Former F-35 Joint Program Office director Lt. Gen. Eric T. Fick has said that if the Air Force wishes to pursue the AETP for its own F-35As, it will have to do so at its own expense, because the F-35 program is structured such that “you have to pay to be different” from the other users, to hold costs down for all.

In addition, “there’s other things on the table; there are upgrades to the current F135” that Pratt & Whitney is proposing, Kendall said.

“I am hopeful that we will have” an AETP decision in the fiscal 2024 budget, Kendall said. “I think we need to make some decision about the future of the F-35’s engine and get on with it.”

Kendall said he, personally, “very much desire[s]” to have “the AETP solution” in the F-35 because “you get significant range extension out of that” as well as “more capability that we need” for the F-35. He didn’t specify the added capabilities, but industry officials have said some would entail additional electrical power for F-35 electronic warfare and directed-energy systems as well as additional thrust and some improvement in stealth.

Kendall said the decision may rest with William A. LaPlante, the current incumbent in Kendall’s old job, that of Pentagon undersecretary for acquisition and sustainment, who will “help us sort it all out” among the services with a unified “Department of Defense position.”

But Kendall noted that the Air Force “would have a very hard time affording the AETP if it’s only going in the F-35A” variant of the Joint Strike Fighter. He has previously said he has been in talks with the Secretary of the Navy about that service adopting the AETP for its carrier-capable F-35Cs. Industry officials have also not ruled out the potential for the AETP to be used in the Marine Corps F-35B, but acknowledged it would take substantially more modification of both the engine and the aircraft than the standard AETP.

Some 35 members of Congress, anxious to keep the F135 in the F-35, sent LaPlante a letter July 22 urging him to drop the idea of putting the AETP in the F-35. Putting the AETP in the F-35 would be too risky, they said, and it is already “the most complex and expensive program” in the Pentagon’s portfolio.
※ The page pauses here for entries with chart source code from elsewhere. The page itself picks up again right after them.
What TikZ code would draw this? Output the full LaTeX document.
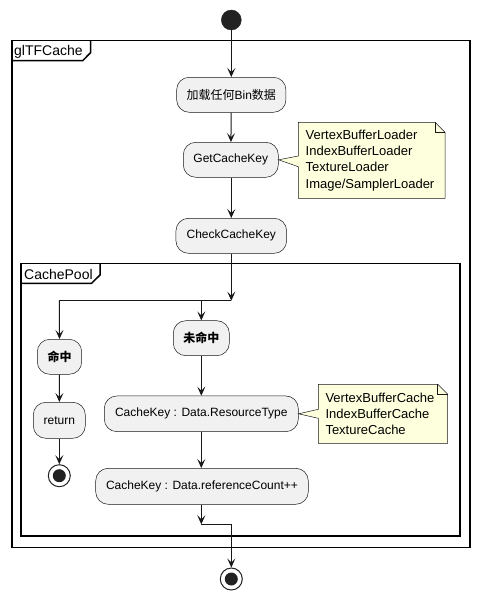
\documentclass[tikz,border=0pt]{standalone}
\usepackage{fontspec}
\setmainfont{Liberation Sans}
\newfontfamily\cjk{Noto Sans CJK SC}
\usetikzlibrary{arrows.meta}
\definecolor{actfill}{HTML}{F1F1F1}
\definecolor{linec}{HTML}{181818}
\definecolor{notefill}{HTML}{FEFFDD}
\definecolor{dotc}{HTML}{222222}
\begin{document}
\begin{tikzpicture}[x=1pt,y=-1pt,
  act/.style={draw=linec, line width=0.5pt, fill=actfill, rounded corners=12.5pt,
    minimum height=35pt, inner sep=0pt, font=\fontsize{12}{14}\selectfont},
  notebox/.style={inner xsep=7pt, inner ysep=0pt, align=left, anchor=center,
    font=\fontsize{13}{16.4}\selectfont},
  notepath/.style={draw=linec, line width=0.5pt, fill=notefill},
  flow/.style={draw=linec, line width=1pt, -{Stealth[length=9pt,width=8pt,inset=4pt]}},
  bar/.style={draw=linec, line width=1.5pt},
  frame/.style={draw=black, line width=1.5pt},
  framelabel/.style={anchor=base west, inner sep=0pt, font=\fontsize{14}{16}\selectfont},
  startdot/.style={circle, fill=dotc, draw=dotc, minimum size=20pt, inner sep=0pt},
  stopdot/.style={circle, fill=white, draw=dotc, line width=1pt, minimum size=22pt, inner sep=0pt}
]
\useasboundingbox (0,0) rectangle (479,600);

% frames
\draw[frame] (12,40.7) rectangle (470,547.7);
\draw[frame] (12,60.7) -- (82.7,60.7) -- (90.7,52.5) -- (90.7,40.7);
\node[framelabel] (outerlabel) at (14,55) {glTFCache};

\draw[frame] (21,263.3) rectangle (460,536);
\draw[frame] (21,283.3) -- (91.5,283.3) -- (100,275) -- (100,263.3);
\node[framelabel] (innerlabel) at (24,279.5) {CachePool};

% start
\node[startdot] (start) at (231.3,20) {};

% activities
\node[act, minimum width=109.3pt] (load) at (231.3,94.8) {{\cjk 加载任何}Bin{\cjk 数据}};
\node[act, minimum width=95pt] (getkey) at (230.8,159.8) {GetCacheKey};
\node[act, minimum width=110.7pt] (check) at (231.3,235.8) {CheckCacheKey};
\node[act, minimum width=44.4pt] (hit) at (59.5,356.8) {\cjk\bfseries 命中};
\node[act, minimum width=56pt] (miss) at (201.3,338.2) {\cjk\bfseries 未命中};
\node[act, minimum width=52pt, minimum height=36pt] (ret) at (59.3,420.3) {return};
\node[act, minimum width=194pt, minimum height=35.7pt] (restype) at (201.3,413.8) {CacheKey : Data.ResourceType};
\node[act, minimum width=212.6pt, minimum height=36pt] (refcount) at (202,486.3) {CacheKey : Data.referenceCount++};

% stops
\node[stopdot] (stopa) at (59.3,475.7) {};
\fill[dotc] (stopa.center) circle (6.5pt);
\node[stopdot] (stopb) at (231.3,579) {};
\fill[dotc] (stopb.center) circle (6.5pt);

% notes
\path[notepath] (298.3,122.3) -- (435,122.3) -- (445,132.3) -- (445,198.3) -- (298.3,198.3)
  -- (298.3,166.7) -- (getkey.east) -- (298.3,156) -- cycle;
\draw[linec, line width=0.5pt] (435,122.3) -- (435,132.3) -- (445,132.3);
\node[notebox, text width=132pt] (note1) at (371.7,160.3)
  {VertexBufferLoader\\IndexBufferLoader\\TextureLoader\\Image/SamplerLoader};

\path[notepath] (318.3,384.3) -- (437.7,384.3) -- (447.7,394.3) -- (447.7,443.3) -- (318.3,443.3)
  -- (318.3,418.3) -- (restype.east) -- (318.3,409.3) -- cycle;
\draw[linec, line width=0.5pt] (437.7,384.3) -- (437.7,394.3) -- (447.7,394.3);
\node[notebox, text width=115pt] (note2) at (383,413.8)
  {VertexBufferCache\\IndexBufferCache\\TextureCache};

% fork / merge coordinates
\coordinate (forkR) at (231.3,300.7);
\coordinate (forkL) at (59.3,300.7);
\coordinate (forkM) at (201.3,300.7);
\coordinate (mergeL) at (201.3,524.3);
\coordinate (mergeR) at (231.3,524.3);

% connectors
\draw[flow] (start) -- (load);
\draw[flow] (load) -- (getkey);
\draw[flow] (getkey.south -| check.north) -- (check);
\draw[flow] (check.south) -- (forkR);
\draw[bar] (forkL) -- (forkR);
\draw[flow] (forkL) -- (hit.north);
\draw[flow] (forkM) -- (miss.north);
\draw[flow] (hit) -- (ret);
\draw[flow] (ret) -- (stopa);
\draw[flow] (miss) -- (restype);
\draw[flow] (restype.south) -- (restype.south |- refcount.north);
\draw[flow] (refcount.south -| mergeL) -- (mergeL);
\draw[bar] (mergeL) -- (mergeR);
\draw[flow] (mergeR) -- (stopb);
\end{tikzpicture}
\end{document}
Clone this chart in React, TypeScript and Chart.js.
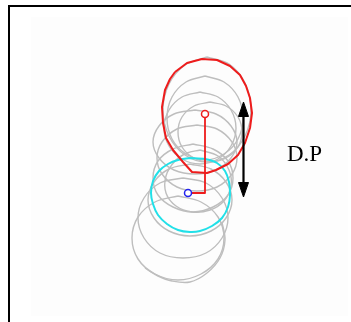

Now that the F-35 is transitioning to high-rate production and sustainment, a new engine would needlessly complicate matters, they said. The letter stressed that the “cornerstone” of the F-35 program is that all users rely on a common logistics base; and that introducing a dissimilar engine would add cost and expand the count of parts needed to keep on hand.

“Now is not the time” to introduce a new variable into the F-35’s struggle to reach affordable sustainment costs, the lawmakers said, also noting Kendall’s own testimony earlier this year that the AETP is likely to be a $6 billion development program to reach operational status.